The program is optional for states to provide and when Medicaid funding and entitlements are debated in government, people we talked to with disabilities who rely on these services worry Idaho could get less federal money.

“If Medicaid is block-granted or capped, then the states either have to come up with the money to supplement or states have to cut the optional services,” Baugh said. “It puts the states in a bind.”

Republican State Rep. John Vander Woude sits on the House Health and Welfare Committee and says they would support block-granting Medicaid.

“So often we run into federal guidelines or it has to be this or that. It doesn't necessarily fit in what we want to do but we have to do it the way the federal government does because that’s the only way you can get the money,” Rep. Vander Woude said, “If we do block grant, we'll have some more flexibility and we can tailor the program to where the needs are in the state rather than tailor it to one size fits all on a federal basis.”

He says if Congress does block grant Medicaid it will be population- or needs-based, Idaho must evaluate what services are necessary, what are the best uses for that money, and where the needs are.

“There might be less money but I think it might be better used; it depends on how the federal government designs block grants,” Vander Woude added.

While it's an optional program, the Developmental Disabilities waiver isn't one the representative recalls being on the chopping block in committee - even if the federal government allocates less money to the state for Medicaid. He says he hears these fears during legislative sessions, but doesn’t believe they’re fully justified.

“I’ve not – that I can recall – heard of cutting. I’ve heard more requests of increasing funding for the disabilities rather than any discussion of cutting,” he added.

KTVB reached out to our congressional delegation for their thoughts and heard back from Sen. Risch and Sen. Crapo. In a statement, Risch’s office said:

“The solvency of Medicare and Medicaid has been an ongoing point of discussion in Congress, but Senator Risch does not know of nor has he heard of any efforts to reduce funding for those programs. He has and will continue to advocate for reforms that will ensure the programs are sound and sustainable so that future generations of Idahoans will receive benefits. Participation in specific programs or waivers within Medicaid is decided by the states not the federal government.”

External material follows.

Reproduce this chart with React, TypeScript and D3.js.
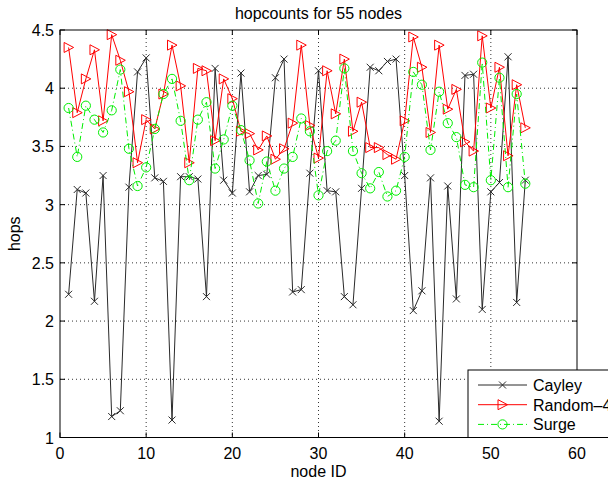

Sen. Crapo said in a statement:

“The Medicaid program is an essential safety net for thousands of Idahoans. While I am unaware of any efforts to alter the funding structure of Medicaid, should Congress consider Medicaid reform, any changes must continue to allow providers and patients to decide the best options for treatment.“

Still, many dealing with the program say they're overcome with anxiety each year as they have to re-apply for eligibility; they fear their individual budget could shrink and they could lose some hours of care.

“You’re kind of always like living in this state of flux, you're worried about what’s going to change, if there’s going to be a change in the Medicaid system, if he is going to qualify if something does change and is that support going to change, is his lifestyle going to have to change?” Tierney said.

The Baughs and Tierneys say they can’t provide all the care themselves, which is why they need in-home care. They all have jobs, and say they would struggle financially if they had to stay home.

“If you want to work, pay the rent, pay your taxes then you can't spend 24 hours a day taking care of a loved one,” Baugh said.

Without providing care themselves, family members say institutionalized care would be the other - more costly - option.

“If you're in facility level care it’s up to their administration,” Garcia said.

“People deserve freedom, they deserve choice. They deserve the ability to live where they want to and with whom they want to,” Baugh added.